After six years and more than 300 million US dollars, one solution seemed to hit the mark the most: a unit that basically has a toilet or series of toilets. All the waste from the toilet acts like a biogas plant and that heated waste generates steam which powers the unit. And it provided some drinking water as a “by-product.” In the Netflix show, Bill is shown around this unit, explained how it worked and taken to the small water tap at the end that provides clean water. You see Bill taking a glass, filling it up from the tap and drinking it right away. The CEO of that organisation is heard commenting, “I really did not expect him to trust me and drink that water.”

So, this is good. Except that Bill asks for the cost of the unit. When told it is about 50,000 US dollars, he thinks about it and says that it is unaffordable for most countries and believes it should be brought down to less than 500 USD – a price point that makes this scalable and effective! ( Remember our own Ratan Tata worked on his Nano, targeting a price of a lakh of rupees?)

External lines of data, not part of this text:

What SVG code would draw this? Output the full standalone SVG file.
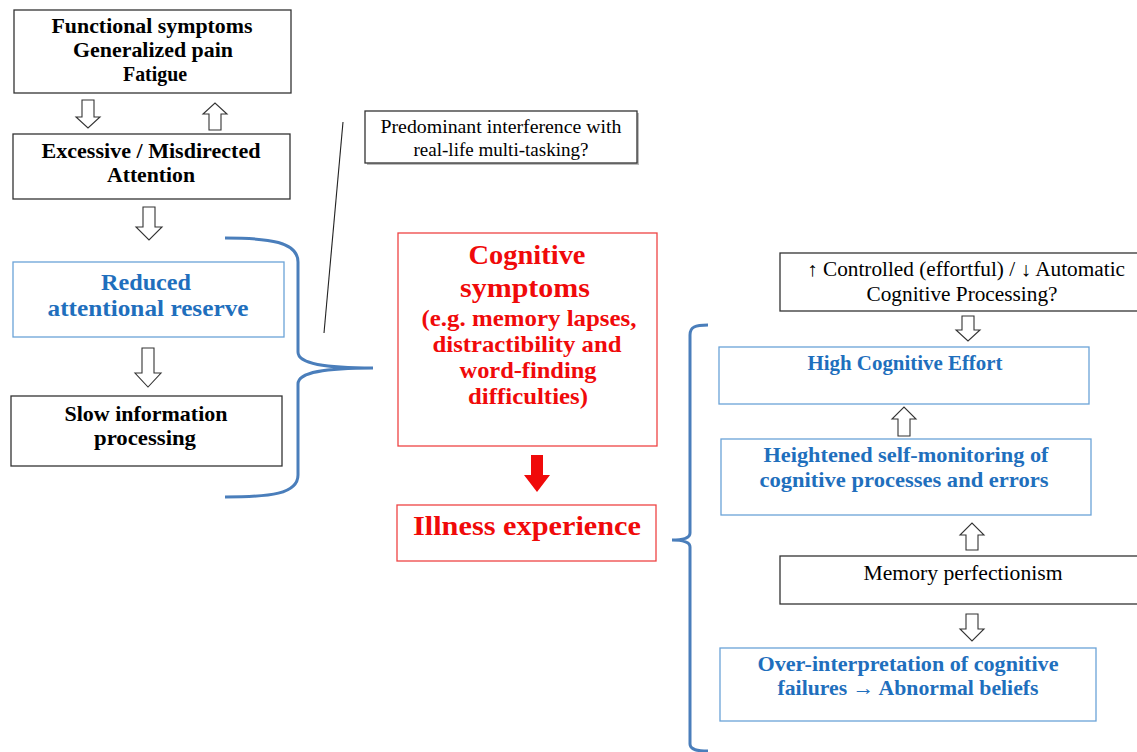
<svg xmlns="http://www.w3.org/2000/svg" width="1137" height="752" viewBox="0 0 1137 752">
<style>
.bx{fill:#fff;stroke:#333;stroke-width:1.3}
.bb{fill:#fff;stroke:#6aa3d8;stroke-width:1.3}
.rb{fill:#fff;stroke:#ee4444;stroke-width:1.3}
.ar{fill:#fff;stroke:#333;stroke-width:1.1}
.t{font-family:"Liberation Serif","DejaVu Serif",serif;text-anchor:middle}
.b{font-weight:bold}
.k{fill:#000}
.bl{fill:#1f6fbd}
.rd{fill:#f00a0a}
.br{fill:none;stroke:#4a7ebb;stroke-width:3}
</style>
<rect width="1137" height="752" fill="#fff"/>
<g id="n-functional"><rect class="bx" x="14" y="10" width="277" height="83"/>
<text class="t b k" font-size="21" x="152" y="33" textLength="201" lengthAdjust="spacingAndGlyphs">Functional symptoms</text>
<text class="t b k" font-size="21" x="153" y="57" textLength="160" lengthAdjust="spacingAndGlyphs">Generalized pain</text>
<text class="t b k" font-size="21" x="155" y="81" textLength="64" lengthAdjust="spacingAndGlyphs">Fatigue</text></g>
<g id="n-excessive"><rect class="bx" x="13" y="134" width="277" height="65"/>
<text class="t b k" font-size="21" x="151" y="158" textLength="219" lengthAdjust="spacingAndGlyphs">Excessive / Misdirected</text>
<text class="t b k" font-size="21" x="151" y="182" textLength="88" lengthAdjust="spacingAndGlyphs">Attention</text></g>
<g id="n-reduced"><rect class="bb" x="13" y="262" width="271" height="75"/>
<text class="t b bl" font-size="24" x="146" y="290" textLength="90" lengthAdjust="spacingAndGlyphs">Reduced</text>
<text class="t b bl" font-size="24" x="148" y="316" textLength="201" lengthAdjust="spacingAndGlyphs">attentional reserve</text></g>
<g id="n-slow"><rect class="bx" x="11" y="396" width="271" height="70"/>
<text class="t b k" font-size="21" x="146" y="421" textLength="163" lengthAdjust="spacingAndGlyphs">Slow information</text>
<text class="t b k" font-size="21" x="145" y="445" textLength="102" lengthAdjust="spacingAndGlyphs">processing</text></g>
<g id="n-predominant"><rect x="367" y="113" width="272" height="52" fill="#bbb"/><rect class="bx" x="365" y="111" width="272" height="52"/>
<text class="t k" font-size="18.5" x="501" y="133" textLength="241" lengthAdjust="spacingAndGlyphs">Predominant interference with</text>
<text class="t k" font-size="18.5" x="501" y="156" textLength="175" lengthAdjust="spacingAndGlyphs">real-life multi-tasking?</text></g>
<g id="n-cognitive"><rect class="rb" x="398" y="233" width="259" height="213"/>
<text class="t b rd" font-size="28" x="527" y="264" textLength="117" lengthAdjust="spacingAndGlyphs">Cognitive</text>
<text class="t b rd" font-size="28" x="525" y="297" textLength="130" lengthAdjust="spacingAndGlyphs">symptoms</text>
<text class="t b rd" font-size="23" x="529" y="326" textLength="215" lengthAdjust="spacingAndGlyphs">(e.g. memory lapses,</text>
<text class="t b rd" font-size="23" x="527" y="352" textLength="189" lengthAdjust="spacingAndGlyphs">distractibility and</text>
<text class="t b rd" font-size="23" x="528" y="378" textLength="137" lengthAdjust="spacingAndGlyphs">word-finding</text>
<text class="t b rd" font-size="23" x="528" y="404" textLength="120" lengthAdjust="spacingAndGlyphs">difficulties)</text></g>
<g id="n-illness"><rect class="rb" x="397" y="505" width="259" height="56"/>
<text class="t b rd" font-size="28" x="527" y="535" textLength="228" lengthAdjust="spacingAndGlyphs">Illness experience</text></g>
<g id="n-controlled"><rect class="bx" x="780" y="253" width="360" height="58"/>
<text class="t k" font-size="20" x="966" y="276" textLength="318" lengthAdjust="spacingAndGlyphs">↑ Controlled (effortful) / ↓ Automatic</text>
<text class="t k" font-size="20" x="962" y="301" textLength="191" lengthAdjust="spacingAndGlyphs">Cognitive Processing?</text></g>
<g id="n-effort"><rect class="bb" x="719" y="347" width="370" height="57"/>
<text class="t b bl" font-size="21" x="905" y="370" textLength="195" lengthAdjust="spacingAndGlyphs">High Cognitive Effort</text></g>
<g id="n-heightened"><rect class="bb" x="721" y="439" width="370" height="76"/>
<text class="t b bl" font-size="21" x="906" y="462" textLength="285" lengthAdjust="spacingAndGlyphs">Heightened self-monitoring of</text>
<text class="t b bl" font-size="21" x="904" y="487" textLength="289" lengthAdjust="spacingAndGlyphs">cognitive processes and errors</text></g>
<g id="n-memory"><rect class="bx" x="780" y="556" width="360" height="48"/>
<text class="t k" font-size="20" x="963" y="580" textLength="199" lengthAdjust="spacingAndGlyphs">Memory perfectionism</text></g>
<g id="n-over"><rect class="bb" x="720" y="648" width="376" height="73"/>
<text class="t b bl" font-size="21" x="908" y="671" textLength="301" lengthAdjust="spacingAndGlyphs">Over-interpretation of cognitive</text>
<text class="t b bl" font-size="21" x="908" y="695" textLength="261" lengthAdjust="spacingAndGlyphs">failures → Abnormal beliefs</text></g>
<g id="connectors">
<path class="ar" d="M82,100 H94 V117 H100 L88,128 L76,117 H82 Z"/>
<path class="ar" d="M209,130 H221 V114 H227 L215,103 L203,114 H209 Z"/>
<path class="ar" d="M143,207 H155 V227 H162 L149,240 L136,227 H143 Z"/>
<path class="ar" d="M142,348 H154 V373 H161 L148,387 L135,373 H142 Z"/>
<path class="ar" d="M962,316 H974 V330 H980 L968,341 L956,330 H962 Z"/>
<path class="ar" d="M898,436 H910 V419 H916 L904,407 L892,419 H898 Z"/>
<path class="ar" d="M966,550 H978 V535 H984 L972,523 L960,535 H966 Z"/>
<path class="ar" d="M966,614 H978 V629 H984 L972,641 L960,629 H966 Z"/>
<path d="M531,455 H543 V475 H550 L537,492 L524,475 H531 Z" fill="#f00a0a"/>
<line x1="343" y1="122" x2="324" y2="333" stroke="#222" stroke-width="1.1"/>
<path class="br" d="M225,238 C270,238 298,242 298,262 L298,352 C298,364 325,368 373,368 C325,368 298,372 298,384 L298,475 C298,494 270,497 225,497"/>
<path class="br" d="M708,325 C695,325 690,327 690,335 L690,533 C690,538 684,540 672,540 C684,540 690,542 690,547 L690,744 C690,750 698,751 708,751"/>
</g>
</svg>
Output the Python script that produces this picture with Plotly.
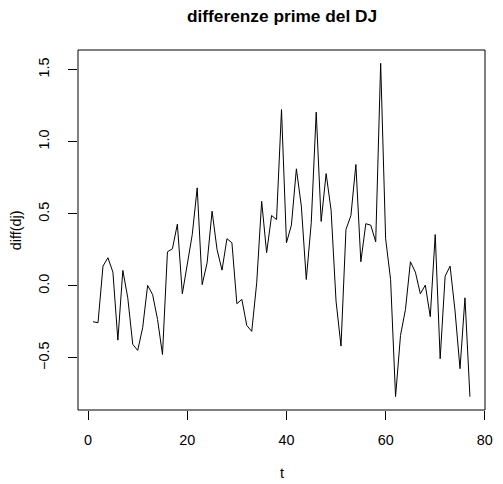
import plotly.graph_objects as go

t = list(range(1, 78))
diff_dj = [
    -0.249, -0.256, 0.137, 0.195, 0.095, -0.377, 0.107, -0.083, -0.406, -0.448,
    -0.291, 0.003, -0.060, -0.233, -0.476, 0.236, 0.257, 0.428, -0.055, 0.160,
    0.356, 0.680, 0.008, 0.160, 0.518, 0.252, 0.109, 0.327, 0.299, -0.124,
    -0.094, -0.275, -0.316, 0.021, 0.587, 0.230, 0.488, 0.460, 1.223, 0.299,
    0.421, 0.812, 0.553, 0.044, 0.438, 1.205, 0.447, 0.779, 0.525, -0.106,
    -0.418, 0.391, 0.488, 0.842, 0.167, 0.431, 0.421, 0.306, 1.544, 0.327,
    0.044, -0.769, -0.344, -0.164, 0.167, 0.095, -0.055, 0.005, -0.214, 0.356,
    -0.506, 0.067, 0.137, -0.175, -0.575, -0.083, -0.769,
]
x_ticks = [0, 20, 40, 60, 80]
y_ticks = [-0.5, 0.0, 0.5, 1.0, 1.5]
y_tick_text = ["\u22120.5", "0.0", "0.5", "1.0", "1.5"]

title = "differenze prime del DJ"
x_label = "t"
y_label = "diff(dj)"

def r_range(v):
    lo, hi = min(v), max(v)
    pad = 0.04 * (hi - lo)
    return [lo - pad, hi + pad]

FONT = "Liberation Sans, Arial, Helvetica, sans-serif"
OFF = 8  # default page body margin
W, H = 503 - OFF, 484 - OFF
ml, mr, mt, mb = 78 - OFF, 10, 50 - OFF, 74
ph = H - mt - mb
pw = W - ml - mr

def py(page_y):
    return (H - mb - (page_y - OFF)) / ph

def px(page_x):
    return ((page_x - OFF) - ml) / pw

fig = go.Figure()
fig.add_trace(go.Scatter(x=t, y=diff_dj, mode="lines",
                         line=dict(color="black", width=1), showlegend=False,
                         hoverinfo="x+y"))

axis_common = dict(showgrid=False, zeroline=False, showline=False,
                   ticks="outside", ticklen=9, tickwidth=1, tickcolor="black",
                   ticklabeloverflow="allow",
                   tickfont=dict(family=FONT, size=14.4, color="black"))

fig.update_layout(
    width=W, height=H,
    margin=dict(l=ml, r=mr, t=mt, b=mb),
    paper_bgcolor="white", plot_bgcolor="white",
    xaxis=dict(range=r_range(t), tickvals=x_ticks, ticklabelstandoff=8, **axis_common),
    yaxis=dict(range=r_range(diff_dj), tickvals=y_ticks, ticktext=y_tick_text,
               tickangle=-90, ticklabelstandoff=13, **axis_common),
    shapes=[dict(type="rect", xref="paper", yref="paper", x0=0, y0=0, x1=1, y1=1,
                 line=dict(color="black", width=1))],
    annotations=[
        dict(text="<b>" + title + "</b>", xref="paper", yref="paper",
             x=0.5, y=py(16), showarrow=False,
             font=dict(family=FONT, size=17.3, color="black"),
             xanchor="center", yanchor="middle"),
        dict(text=x_label, xref="paper", yref="paper",
             x=0.5, y=py(483), showarrow=False,
             font=dict(family=FONT, size=14.4, color="black"),
             xanchor="center", yanchor="bottom"),
        dict(text=y_label, xref="paper", yref="paper",
             x=px(15), y=0.5, showarrow=False, textangle=-90,
             font=dict(family=FONT, size=14.4, color="black"),
             xanchor="center", yanchor="middle"),
    ],
)

fig.write_html("out.html")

Currently, some of the units are installed in several places around the world. In Dakar, the capital of Senegal, one-third of the entire drinking water supply and sewage management reportedly happens through this integrated process.

There are several impressive lessons from this Netflix biopic. It has taken just a couple of people to focus sharply on such a vital issue of global concern. It took them six years and their own money. Bill Gates is among the richest people in the world and $300 million is perhaps a drop in the bucket, but you can’t but help feel amazed that he spent it on something this basic and for people and places nowhere near the communities he is part of. Remember, it is not needed in the US. It is not needed for his friends. It is not needed for other industrialists or politicians. Such efforts have been spent by his foundation on several other issues afflicting poor, developing countries –the eradication of polio, AIDS…

Bill and Melinda Gates, through their Foundation and directly also sparked a whole legion of billionaires and millionaires to give away most of their wealth to global social causes. These included Warren Buffet, who commits his huge fortune to the Bill Gates Melinda Foundation.

Disruptive innovation indeed!

It also brings out the fact that incremental progress and innovation don’t work for some problems. There is a quote, “the light bulb was not invented by the continuous improvement of a candle.” The innovation was in a different way of approaching illumination. You can’t design solutions at the same level at which the original problems were created. You have to fundamentally change the questions you’re asking so that you can think of a new solution. That is what Bill Gates and his Foundation have done – helped bypass traditional roadblocks and limitations.

We have lessons for this in India – like aligning the vision of Narendra Modi and Bill Gates around sanitation and health. The Swacch Bharat initiative addressed the problem of toilets in India, but concerns remain around effective plumbing, water connections and so on. Let us redefine the problem for better solutions and partnerships.